Farmers of other crops in Erode do not have the burden of weighment charges (₹19/bag). But in turmeric, it has been an unwritten rule, says Nanjappan, Tamil Nadu Secretary of Erode Turmeric Farmers Association. “The weighment charges are on the farmers in Erode. We have taken up this issue several times with the authorities, but of no use...” No bill/receipt is provided to the farmers for the money they pay towards various charges; it all goes unaccounted.

At the Semmam Palayam market, in addition to the weighment charges and cost of fumigation and warehousing, farmers also end up paying 3 per cent as commission to the godown owners who act as their agents and sell the farmers’ turmeric.
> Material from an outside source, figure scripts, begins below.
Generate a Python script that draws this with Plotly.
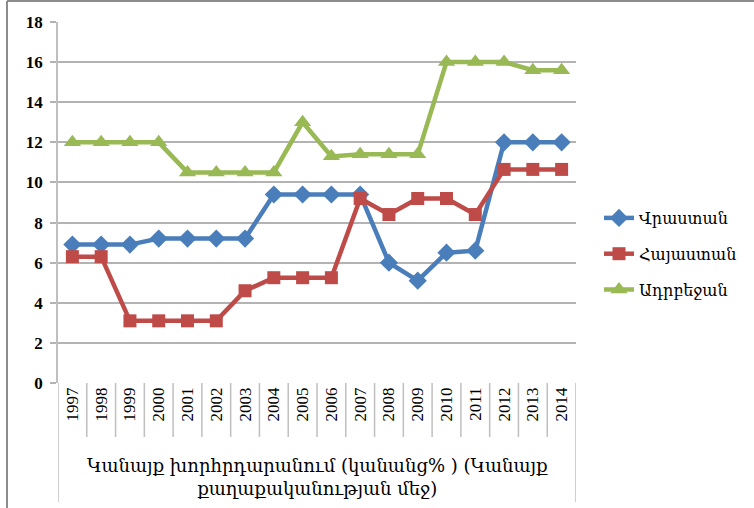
import plotly.graph_objects as go

years = [str(y) for y in range(1997, 2015)]
georgia = [6.9, 6.9, 6.9, 7.2, 7.2, 7.2, 7.2, 9.4, 9.4, 9.4, 9.4, 6.0, 5.1, 6.5, 6.6, 12.0, 12.0, 12.0]
armenia = [6.3, 6.3, 3.1, 3.1, 3.1, 3.1, 4.6, 5.25, 5.25, 5.25, 9.2, 8.4, 9.2, 9.2, 8.4, 10.65, 10.65, 10.65]
azerbaijan = [12.0, 12.0, 12.0, 12.0, 10.5, 10.5, 10.5, 10.5, 13.0, 11.3, 11.4, 11.4, 11.4, 16.0, 16.0, 16.0, 15.6, 15.6]
names = ["Վրաստան", "Հայաստան", "Ադրբեջան"]
y_ticks = list(range(0, 19, 2))
axis_title = "Կանայք խորհրդարանում (կանանց% ) (Կանայք<br>քաղաքականության մեջ)"

series = [
    (names[0], georgia, "#4A7EBB", "diamond", 14),
    (names[1], armenia, "#BE4B48", "square", 13),
    (names[2], azerbaijan, "#98B954", "triangle-up", 15),
]

fig = go.Figure()
for i, (nm, vals, col, sym, sz) in enumerate(series):
    fig.add_trace(go.Scatter(
        x=years, y=vals, name=nm, mode="lines+markers",
        line=dict(color=col, width=4.5),
        marker=dict(symbol=sym, size=sz, color=col),
        legendgroup=str(i),
    ))

W, H = 754, 508
L, R, T, B = 58, 178, 22, 125
ph = H - T - B

def py(pix):
    return (H - B - pix) / ph

def px(pix):
    return (pix - L) / (W - L - R)

shapes = []
grey = "#BFBFBF"
n = len(years)
for i in range(n + 1):
    outer = i in (0, n)
    shapes.append(dict(type="line", xref="x", yref="paper",
                       x0=i - 0.5, x1=i - 0.5, y0=0, y1=py(502 if outer else 437),
                       line=dict(color=grey, width=1.5)))
# outer frame
shapes.append(dict(type="line", xref="paper", yref="paper", x0=px(7), x1=px(7),
                   y0=py(1), y1=py(508), line=dict(color="#8C8C8C", width=2)))
shapes.append(dict(type="line", xref="paper", yref="paper", x0=px(7), x1=px(754),
                   y0=py(1), y1=py(1), line=dict(color="#8C8C8C", width=2)))

fig.update_layout(
    width=W, height=H,
    margin=dict(l=L, r=R, t=T, b=B, pad=0),
    paper_bgcolor="white", plot_bgcolor="white",
    shapes=shapes,
    showlegend=True,
    legend=dict(x=px(599), y=py(254), xanchor="left", yanchor="middle",
                font=dict(family="DejaVu Serif", size=16, color="black"),
                tracegroupgap=12, bgcolor="rgba(0,0,0,0)"),
    xaxis=dict(type="category", range=[-0.5, n - 0.5], showgrid=False, showline=False, zeroline=False,
               tickangle=-90, ticks="", tickfont=dict(family="Liberation Serif", size=17, color="black"),
               fixedrange=True),
    yaxis=dict(range=[0, 18], tickvals=y_ticks, showgrid=True, gridcolor="#B3B3B3", gridwidth=1.5,
               showline=True, linecolor=grey, linewidth=1.5, ticks="outside", ticklen=6,
               tickcolor="#B3B3B3", tickwidth=1.5, zeroline=False,
               tickfont=dict(family="Liberation Serif", size=17, color="black", weight="bold"),
               ticklabelstandoff=4),
    annotations=[dict(text=axis_title, xref="paper", yref="paper", x=0.5, y=py(477),
                      xanchor="center", yanchor="middle", showarrow=False, align="center",
                      font=dict(family="DejaVu Serif", size=18, color="black"))],
)
fig.write_html("out.html", config={"displayModeBar": False},
               post_script="document.body.style.margin='0px';document.body.style.padding='0px';")
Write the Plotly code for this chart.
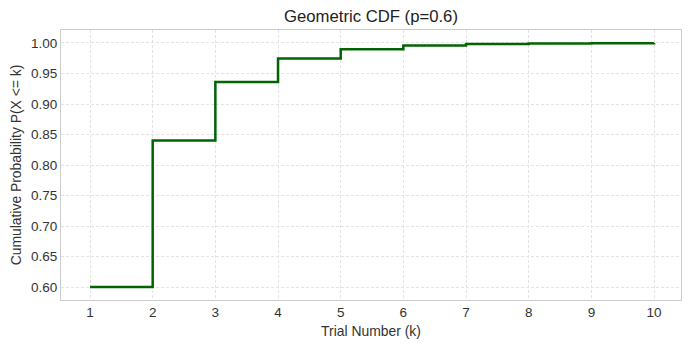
import plotly.graph_objects as go

# Geometric distribution CDF, p = 0.6: P(X <= k) = 1 - (1 - p)^k
trials = [1, 2, 3, 4, 5, 6, 7, 8, 9, 10]
cdf_values = [0.6, 0.84, 0.936, 0.9744, 0.98976, 0.995904, 0.9983616,
              0.99934464, 0.999737856, 0.9998951424]
y_ticks = [0.60, 0.65, 0.70, 0.75, 0.80, 0.85, 0.90, 0.95, 1.00]

fig = go.Figure()
fig.add_trace(go.Scatter(
    x=trials, y=cdf_values, mode="lines",
    line=dict(color="#006400", width=2.5, shape="hv"),
    showlegend=False,
))

grid = dict(showgrid=True, gridcolor="#e3e3e3", griddash="3px,2px", gridwidth=0.8,
            zeroline=False, showline=True, linecolor="#cccccc", linewidth=1.2,
            mirror=True, ticks="", tickfont=dict(size=13.5, color="#333333"))

fig.update_layout(
    width=691, height=348,
    margin=dict(l=61, r=10, t=30, b=48),
    paper_bgcolor="white", plot_bgcolor="white",
    font=dict(family="Liberation Sans, Arial, sans-serif", color="#333333"),
    title=dict(text="Geometric CDF (p=0.6)", x=0.5, xanchor="center",
               xref="paper", y=0.953, yanchor="middle",
               font=dict(size=16.7, color="#222222")),
    xaxis=dict(range=[0.537, 10.43], tickvals=trials,
               title=dict(text="Trial Number (k)", font=dict(size=13.9), standoff=6),
               **grid),
    yaxis=dict(range=[0.5787, 1.0213], tickvals=y_ticks, tickformat=".2f",
               title=dict(text="Cumulative Probability P(X <= k)", font=dict(size=13.9), standoff=6),
               **grid),
)

fig.write_html("out.html")
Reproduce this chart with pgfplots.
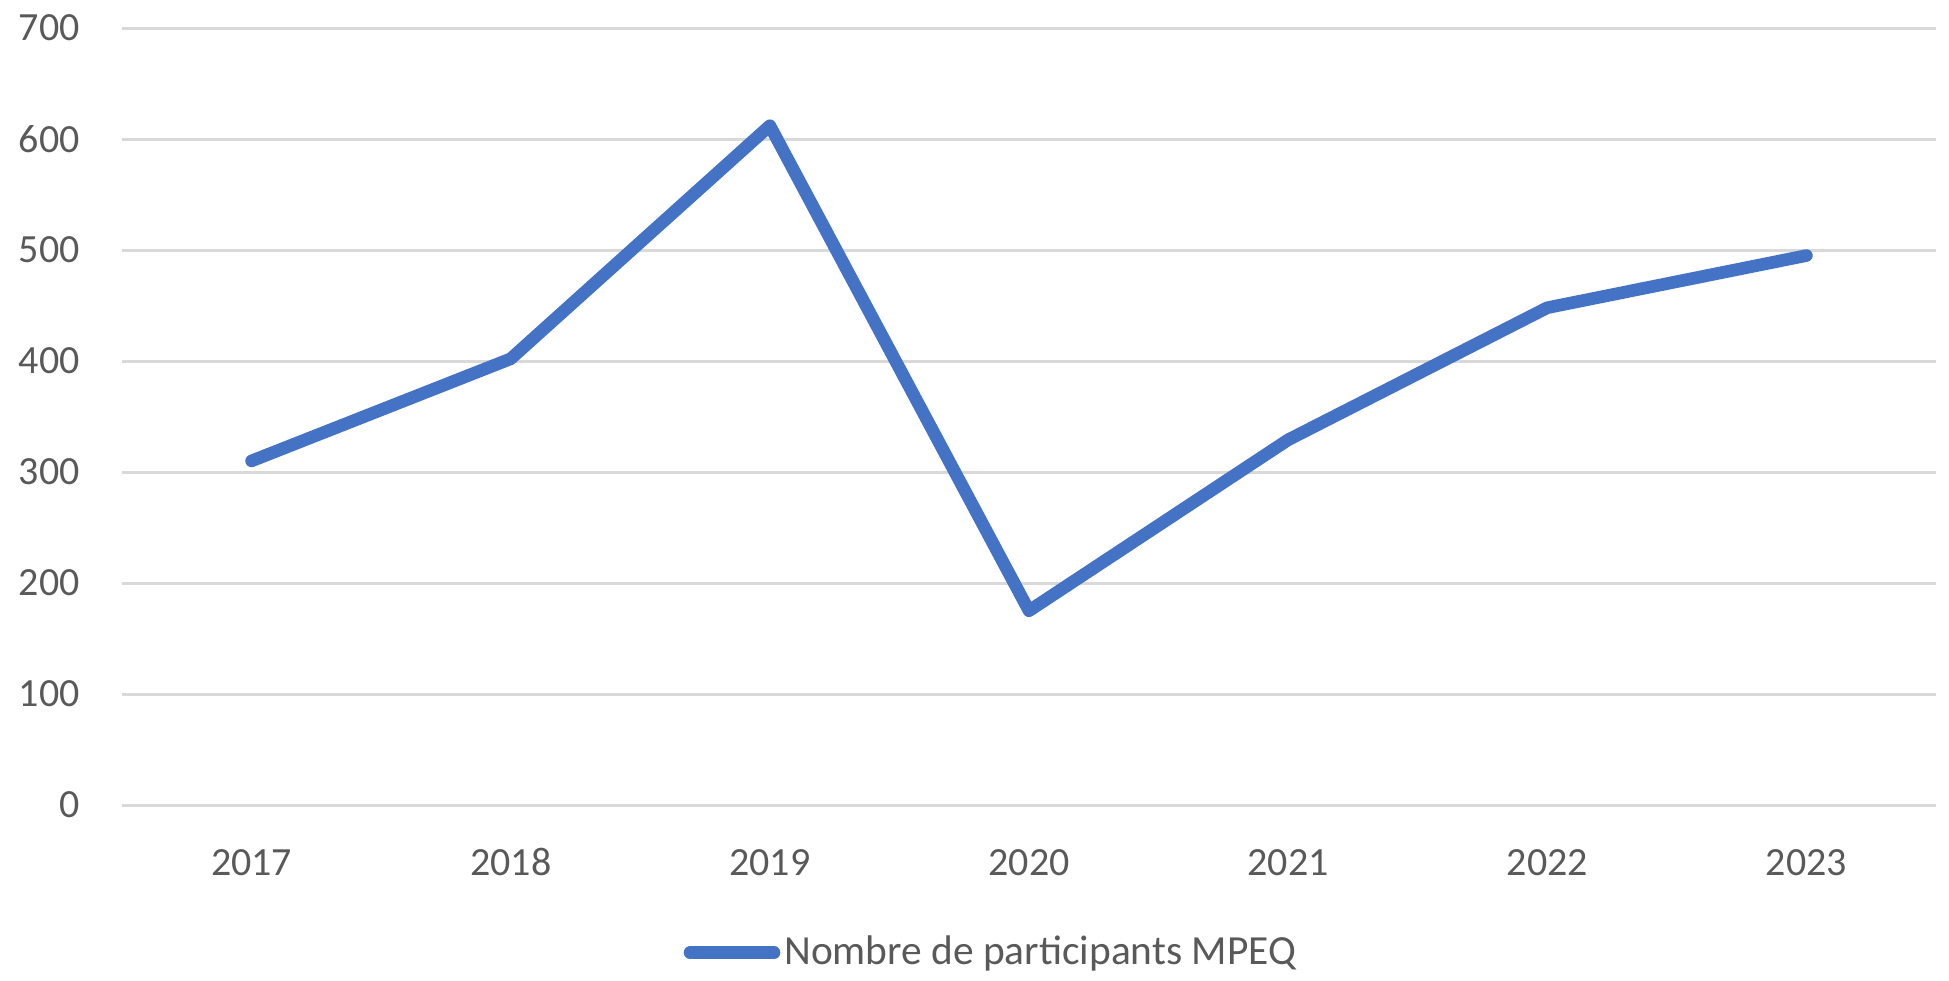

At the Erode Agricultural Producers Cooperative Marketing Society, farmers pay a service charge of 1.5 per cent but fumigation is free of cost and there are no warehousing charges for the first three months.

Cheating in weighment

Once the sale is closed, the next stage is weighing the produce. A standardised bag in turmeric is 65 kg, but an extra 1.5 kg is allowed for the gunny bag’s weight. So, when the weighmen pack the turmeric for the buyer to take away, they make it bags of 66.5 kg.

However, many a time, it so happens that the weighmen collude with the buyer and make it bags of 67/68 kg but pay the farmer only the price for 65 kg, said an insider in one of these markets.

This is so, avers Nanjappan. “This happens always, the farmer loses 3-4 kg a bag and small farmers who are unaware of this and do not speak up get cheated…”

There is a way to prevent this underhand dealing. At eNAM mandis and also in the Erode Agricultural Producers Cooperative Marketing Society, the weighing machines are connected to the trading software of the yard through Bluetooth. So, as the weighman weighs the bag, the weight is automatically updated in the trade portal against the particular lot ID, leaving no room for manipulation by manual intervention. At Semmam Palayam and in the Perundurai markets, this facility is yet to come for farmers.